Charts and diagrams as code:
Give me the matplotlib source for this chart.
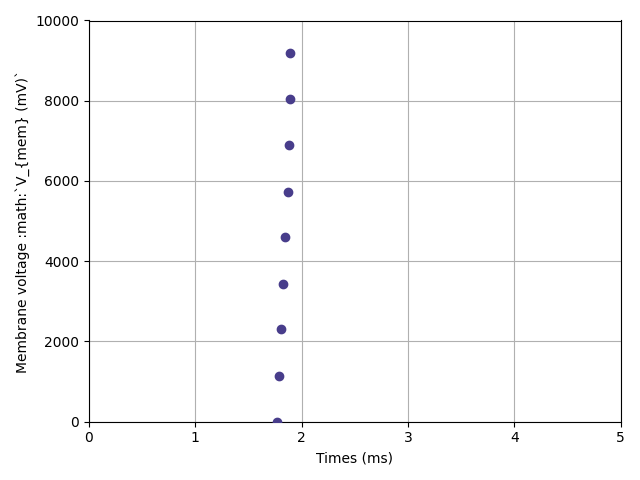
import matplotlib
matplotlib.use('Agg')
import matplotlib.pyplot as plt

# spike times (ms) and membrane voltage values
times = [1.770, 1.789, 1.807, 1.826, 1.845, 1.873, 1.883, 1.889, 1.892]
voltage = [5, 1135, 2300, 3445, 4595, 5735, 6895, 8045, 9195]

fig, ax = plt.subplots(figsize=(6.4, 4.8), dpi=100)
ax.scatter(times, voltage, color='#483d8b', zorder=3)
ax.set_xlim(0, 5)
ax.set_ylim(0, 10000)
ax.grid(True, color='#b0b0b0')
ax.set_axisbelow(True)
ax.set_xlabel('Times (ms)')
ax.set_ylabel('Membrane voltage :math:`V_{mem} (mV)`')
plt.tight_layout()
plt.savefig('out.png')
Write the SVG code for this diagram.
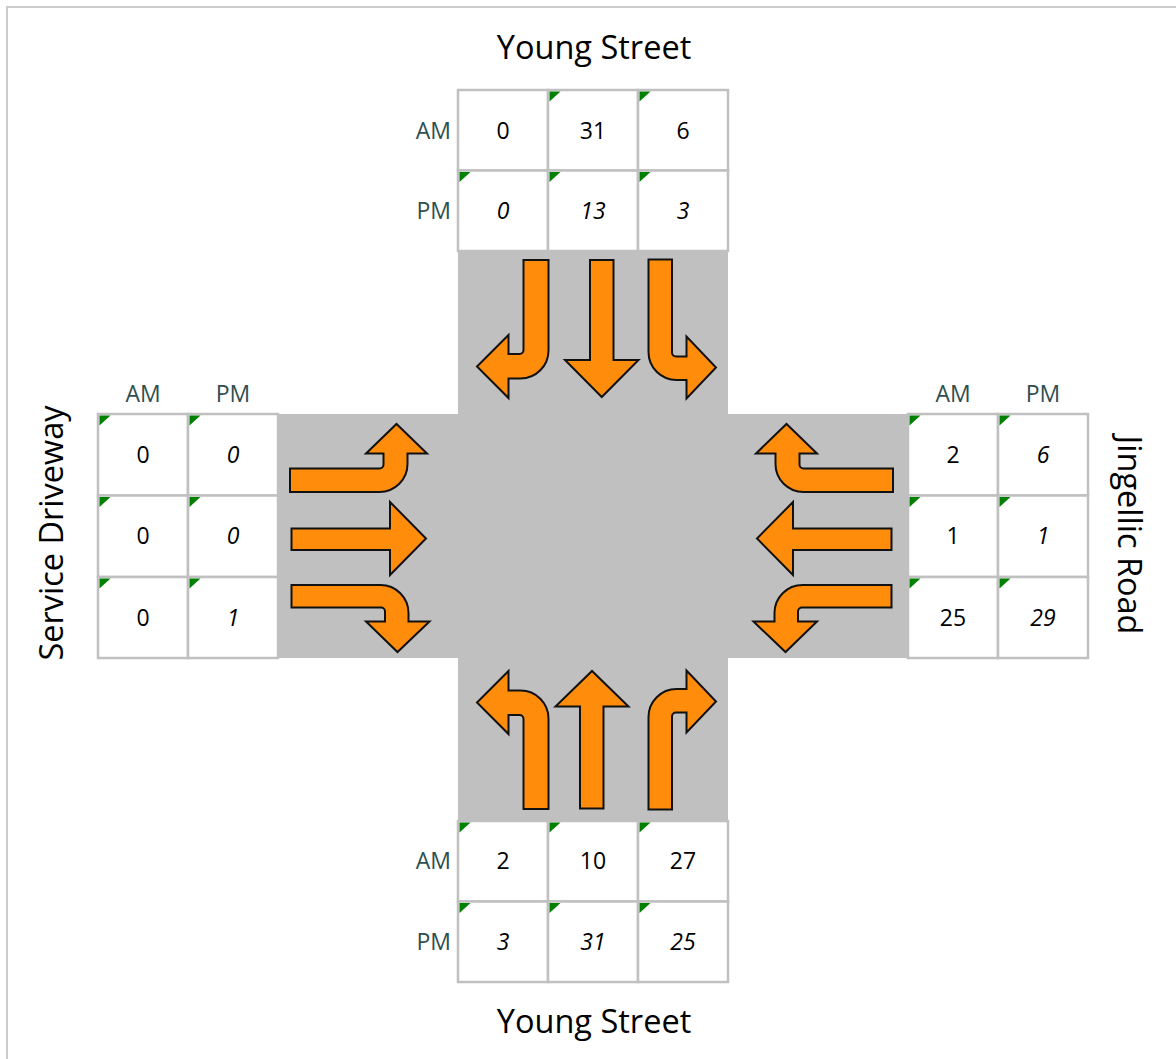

- Set exercise:
Transcribe every line in the entries above, taking out only the images.

- Completed task:
Give me the matplotlib source for this chart.
import matplotlib
matplotlib.use('Agg')
import matplotlib.pyplot as plt

# spike times (ms) and membrane voltage values
times = [1.770, 1.789, 1.807, 1.826, 1.845, 1.873, 1.883, 1.889, 1.892]
voltage = [5, 1135, 2300, 3445, 4595, 5735, 6895, 8045, 9195]

fig, ax = plt.subplots(figsize=(6.4, 4.8), dpi=100)
ax.scatter(times, voltage, color='#483d8b', zorder=3)
ax.set_xlim(0, 5)
ax.set_ylim(0, 10000)
ax.grid(True, color='#b0b0b0')
ax.set_axisbelow(True)
ax.set_xlabel('Times (ms)')
ax.set_ylabel('Membrane voltage :math:`V_{mem} (mV)`')
plt.tight_layout()
plt.savefig('out.png')
Write the SVG code for this diagram.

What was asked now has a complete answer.